夜、誰もいない部屋に横たわり、ふと悲しくなった。
「私は何やってんだろう。誰とも馴染めない。もう帰ろうかな」

次の日、私に1通の手紙が届いた。
伊豆で一緒に断食したきみちゃんからだ!

 あやちゃん、元気?私は伊豆から帰ってきてから
 ずーっと過食しています。何の為に断食に行ったんだろう。
 すごい落ち込んでいます。でも一人で頑張っているあやちゃんの
 ことを思うと頑張ろう!って思います。
 東京に帰ってきたらお土産話聞かせてね!楽しみに待っています

涙が出た。 注)私は泣き上戸。
母に電話したら「きみちゃんって人から
電話があってそっちの住所を聞かれたから教えたわよ」
と言われた。
こんな私を覚えていてくれたなんて。
こんな私にわざわざ手紙をくれるなんて。
こんなこと初めてだよ!嬉しい!嬉しい!嬉しい!

その日の夜、格好良い兄ちゃんが部屋に来て
「星がさ、すんげーきれいなんだけど・・・来る?」
彼と一緒に屋上に出てみてびっくりした。
ほ、星だらけじゃんかっ☆★☆
すごいきれい!

他の子たちは既にゴザを敷いてその上に寝ころんでいる。
私も寝ころんだ。

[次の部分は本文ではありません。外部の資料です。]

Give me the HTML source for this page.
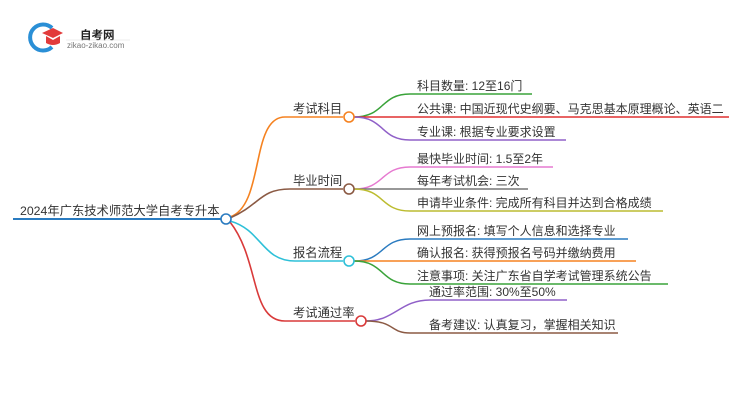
<!DOCTYPE html>
<html><head><meta charset="utf-8"><style>
html,body{margin:0;padding:0;background:#fff;width:750px;height:410px;overflow:hidden}
svg{display:block}
text{font-family:"Liberation Sans","Noto Sans CJK SC",sans-serif;fill:#333}
</style></head><body>
<svg width="750" height="410" viewBox="0 0 750 410" xmlns="http://www.w3.org/2000/svg">
<!-- logo -->
<path d="M52 28 A13 13 0 1 0 52 47" fill="none" stroke="#2a8fd6" stroke-width="4"/>
<path d="M42 33 L53 28 L63 33 L53 38 Z" fill="#e23b3b"/>
<path d="M46 36 L46 43 Q53 47 60 43 L60 36 L53 40 Z" fill="#e23b3b"/>
<text x="80" y="39" font-size="11.5" font-weight="bold" style="fill:#222">自考网</text>
<line x1="66" y1="40" x2="130" y2="40" stroke="#ddd" stroke-width="0.6"/>
<text x="67" y="48" font-size="8" style="fill:#777">zikao-zikao.com</text>

<!-- root -->
<line x1="13" y1="219" x2="221" y2="219" stroke="#2a7bc0" stroke-width="2"/>
<text x="20" y="215" font-size="12.3">2024年广东技术师范大学自考专升本</text>

<!-- main branches -->
<g fill="none" stroke-width="1.6">
<path d="M230 217 C265 205 250 117 285 117 L343 117" stroke="#f58220"/>
<path d="M230 218 C260 205 260 189 290 189 L343 189" stroke="#8b5a44"/>
<path d="M230 221 C262 230 262 261 295 261 L343 261" stroke="#2ec0d8"/>
<path d="M230 222 C260 260 250 321 285 321 L355 321" stroke="#d93a3a"/>
</g>
<circle cx="226" cy="219" r="5" fill="#fff" stroke="#2a7bc0" stroke-width="1.6"/>
<g font-size="12.3">
<text x="293" y="113">考试科目</text>
<text x="293" y="185">毕业时间</text>
<text x="293" y="257">报名流程</text>
<text x="293" y="317">考试通过率</text>
</g>

<!-- leaves -->
<g fill="none" stroke-width="1.5">
<path d="M354 117 C385 117 380 94 410 94 L532 94" stroke="#3aa33a"/>
<path d="M354 117 L729 117" stroke="#e03030"/>
<path d="M354 117 C385 117 380 140 410 140 L566 140" stroke="#9060c8"/>
<path d="M354 189 C385 189 380 167 410 167 L553 167" stroke="#e67ad0"/>
<path d="M354 189 L528 189" stroke="#777"/>
<path d="M354 189 C385 189 380 211 410 211 L663 211" stroke="#bcbc30"/>
<path d="M354 261 C385 261 380 239 410 239 L628 239" stroke="#2a7bc0"/>
<path d="M354 261 L636 261" stroke="#f58220"/>
<path d="M354 261 C385 261 380 284 410 284 L668 284" stroke="#3aa33a"/>
<path d="M366 321 C395 321 400 300 430 300 L567 300" stroke="#9060c8"/>
<path d="M366 321 C395 321 390 333 410 333 L618 333" stroke="#8b5a44"/>
</g>
<circle cx="349" cy="117" r="5" fill="#fff" stroke="#f58220" stroke-width="1.6"/>
<circle cx="349" cy="189" r="5" fill="#fff" stroke="#8b5a44" stroke-width="1.6"/>
<circle cx="349" cy="261" r="5" fill="#fff" stroke="#2ec0d8" stroke-width="1.6"/>
<circle cx="361" cy="321" r="5" fill="#fff" stroke="#d93a3a" stroke-width="1.6"/>

<g font-size="12">
<text x="417" y="90">科目数量: 12至16门</text>
<text x="417" y="113">公共课: 中国近现代史纲要、马克思基本原理概论、英语二</text>
<text x="417" y="136">专业课: 根据专业要求设置</text>
<text x="417" y="163">最快毕业时间: 1.5至2年</text>
<text x="417" y="185">每年考试机会: 三次</text>
<text x="417" y="207">申请毕业条件: 完成所有科目并达到合格成绩</text>
<text x="417" y="235">网上预报名: 填写个人信息和选择专业</text>
<text x="417" y="257">确认报名: 获得预报名号码并缴纳费用</text>
<text x="417" y="280">注意事项: 关注广东省自学考试管理系统公告</text>
<text x="429" y="296">通过率范围: 30%至50%</text>
<text x="429" y="329">备考建议: 认真复习，掌握相关知识</text>
</g>
</svg>
</body></html>
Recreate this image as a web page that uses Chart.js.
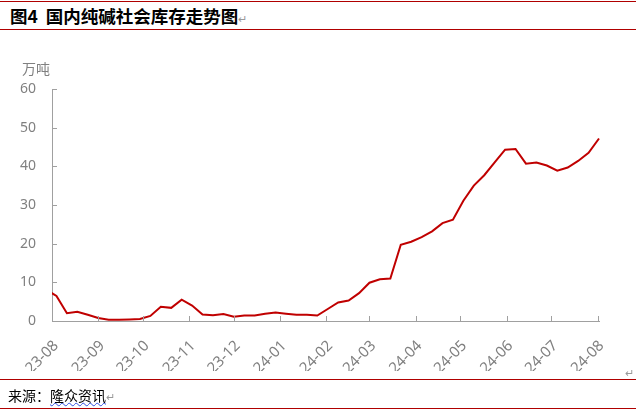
<!DOCTYPE html>
<html lang="zh">
<head>
<meta charset="UTF-8">
<title>国内纯碱社会库存走势图</title>
<script src="https://cdn.jsdelivr.net/npm/chart.js@4/dist/chart.umd.min.js"></script>
<style>
  html, body { margin: 0; padding: 0; background: #fff; }
  #wrap { position: relative; width: 636px; height: 412px; overflow: hidden; font-family: "Noto Sans CJK SC", sans-serif; }
  .rule { position: absolute; left: 0; width: 636px; height: 1px; background: #b00000; }
  #title { position: absolute; left: 10px; top: 3px; font-size: 17.5px; font-weight: bold; color: #000; white-space: pre; }
  #unit { position: absolute; left: 22px; top: 58px; font-size: 14px; color: #808080; }
  #source { position: absolute; left: 8px; top: 385px; font-size: 14px; color: #000; }
  #source span { text-decoration: underline wavy #3050e0; text-decoration-thickness: 1px; }
  .mark { color: #999; font-size: 11px; font-weight: normal; }
  #mark2 { position: absolute; left: 625px; top: 364px; }
  canvas { position: absolute; left: 0; top: 0; }
</style>
</head>
<body>
<div id="wrap">
  <div class="rule" style="top:1px"></div>
  <div id="title">图4  国内纯碱社会库存走势图<span class="mark">↵</span></div>
  <div class="rule" style="top:29px"></div>
  <canvas id="chart" width="636" height="412"></canvas>
  <div id="unit">万吨</div>
  <div class="mark" id="mark2">↵</div>
  <div class="rule" style="top:379px"></div>
  <div id="source">来源：<span>隆众资讯</span><span class="mark" style="text-decoration:none">↵</span></div>
  <div class="rule" style="top:408px"></div>
</div>

<script>
// weekly dates (Fridays), first one sits just before the axis start
var dates = [
  '2023-07-28','2023-08-04','2023-08-11','2023-08-18','2023-08-25',
  '2023-09-01','2023-09-08','2023-09-15','2023-09-22','2023-09-29',
  '2023-10-06','2023-10-13','2023-10-20','2023-10-27',
  '2023-11-03','2023-11-10','2023-11-17','2023-11-24',
  '2023-12-01','2023-12-08','2023-12-15','2023-12-22','2023-12-29',
  '2024-01-05','2024-01-12','2024-01-19','2024-01-26',
  '2024-02-02','2024-02-09','2024-02-16','2024-02-23',
  '2024-03-01','2024-03-08','2024-03-15','2024-03-22','2024-03-29',
  '2024-04-05','2024-04-12','2024-04-19','2024-04-26',
  '2024-05-03','2024-05-10','2024-05-17','2024-05-24','2024-05-31',
  '2024-06-07','2024-06-14','2024-06-21','2024-06-28',
  '2024-07-05','2024-07-12','2024-07-19','2024-07-26',
  '2024-08-02'
];
var stock = [
  8.1, 6.5, 2.0, 2.4, 1.6,
  0.8, 0.3, 0.3, 0.4, 0.5,
  1.3, 3.7, 3.4, 5.5,
  4.0, 1.7, 1.5, 1.8,
  1.1, 1.4, 1.4, 1.9, 2.2,
  1.9, 1.6, 1.6, 1.4,
  3.1, 4.8, 5.3, 7.2,
  9.9, 10.8, 11.0, 19.7, 20.5,
  21.7, 23.2, 25.3, 26.2,
  31.1, 35.0, 37.7, 41.0, 44.3,
  44.5, 40.7, 41.0, 40.2,
  38.9, 39.7, 41.4, 43.5,
  47.2
];
var monthLabels = ['23-08','23-09','23-10','23-11','23-12','24-01','24-02','24-03','24-04','24-05','24-06','24-07','24-08'];
var yTicks = [0, 10, 20, 30, 40, 50, 60];
var axisStart = '2023-08-01';
var axisEnd = '2024-08-02';

function dayOf(s) {
  var p = s.split('-');
  var a = axisStart.split('-');
  return (Date.UTC(+p[0], p[1] - 1, +p[2]) - Date.UTC(+a[0], a[1] - 1, +a[2])) / 86400000;
}
var monthDays = monthLabels.map(function (m) { return dayOf('20' + m + '-01'); });

var points = dates.map(function (d, i) { return { x: dayOf(d), y: stock[i] }; });

var grey = '#808080';
var axisColor = '#a0a0a0';

// short tick marks pointing into the plot
var innerTicks = {
  id: 'innerTicks',
  afterDraw: function (chart) {
    var c = chart.ctx, a = chart.chartArea;
    var xs = chart.scales.x, ys = chart.scales.y;
    c.save();
    c.strokeStyle = axisColor;
    c.lineWidth = 1;
    c.beginPath();
    xs.ticks.forEach(function (t) {
      var px = Math.round(xs.getPixelForValue(t.value)) + 0.5;
      c.moveTo(px, a.bottom);
      c.lineTo(px, a.bottom - 5);
    });
    ys.ticks.forEach(function (t) {
      var py = Math.round(ys.getPixelForValue(t.value)) + 0.5;
      c.moveTo(a.left, py);
      c.lineTo(a.left + 5, py);
    });
    c.stroke();
    c.restore();
  }
};

new Chart(document.getElementById('chart'), {
  type: 'line',
  data: {
    datasets: [{
      data: points,
      borderColor: '#c00000',
      borderWidth: 2,
      pointRadius: 0,
      tension: 0,
      clip: { left: 0, right: 2, top: 2, bottom: 2 }
    }]
  },
  options: {
    responsive: false,
    animation: false,
    layout: { padding: { left: 12, right: 37, top: 89, bottom: 41 } },
    plugins: { legend: { display: false }, tooltip: { enabled: false } },
    scales: {
      x: {
        type: 'linear',
        min: 0,
        max: dayOf(axisEnd),
        afterBuildTicks: function (s) { s.ticks = monthDays.map(function (v) { return { value: v }; }); },
        afterFit: function (s) { s.height = 50; },
        grid: { drawOnChartArea: false, drawTicks: false },
        border: { display: true, color: axisColor },
        ticks: {
          autoSkip: false,
          minRotation: 45,
          maxRotation: 45,
          padding: 16,
          labelOffset: 4,
          color: grey,
          font: { family: 'Noto Sans', size: 15 },
          callback: function (v, i) { return monthLabels[i]; }
        }
      },
      y: {
        min: 0,
        max: 60,
        afterBuildTicks: function (s) { s.ticks = yTicks.map(function (v) { return { value: v }; }); },
        afterFit: function (s) { s.width = 40; },
        grid: { drawOnChartArea: false, drawTicks: false },
        border: { display: true, color: axisColor },
        ticks: {
          padding: 16,
          color: grey,
          font: { family: 'Noto Sans', size: 14 }
        }
      }
    }
  },
  plugins: [innerTicks]
});
</script>
</body>
</html>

ゴザが冷たくて心地良い。
星がサーッと流れる。あっちでもこっちでも流れる。
流れるたびにみんなはしゃいだ。
私も手を叩いてはしゃいだ。

そうだ、願いごとを言わなくちゃ。
「みんなと楽しく過せますように☆」
ここで大切なのは痩せることよりも、みんなと楽しく過ごすこと。

満天の夜空を眺めながら
私は、もう少しだけ頑張ってみよう!と思った。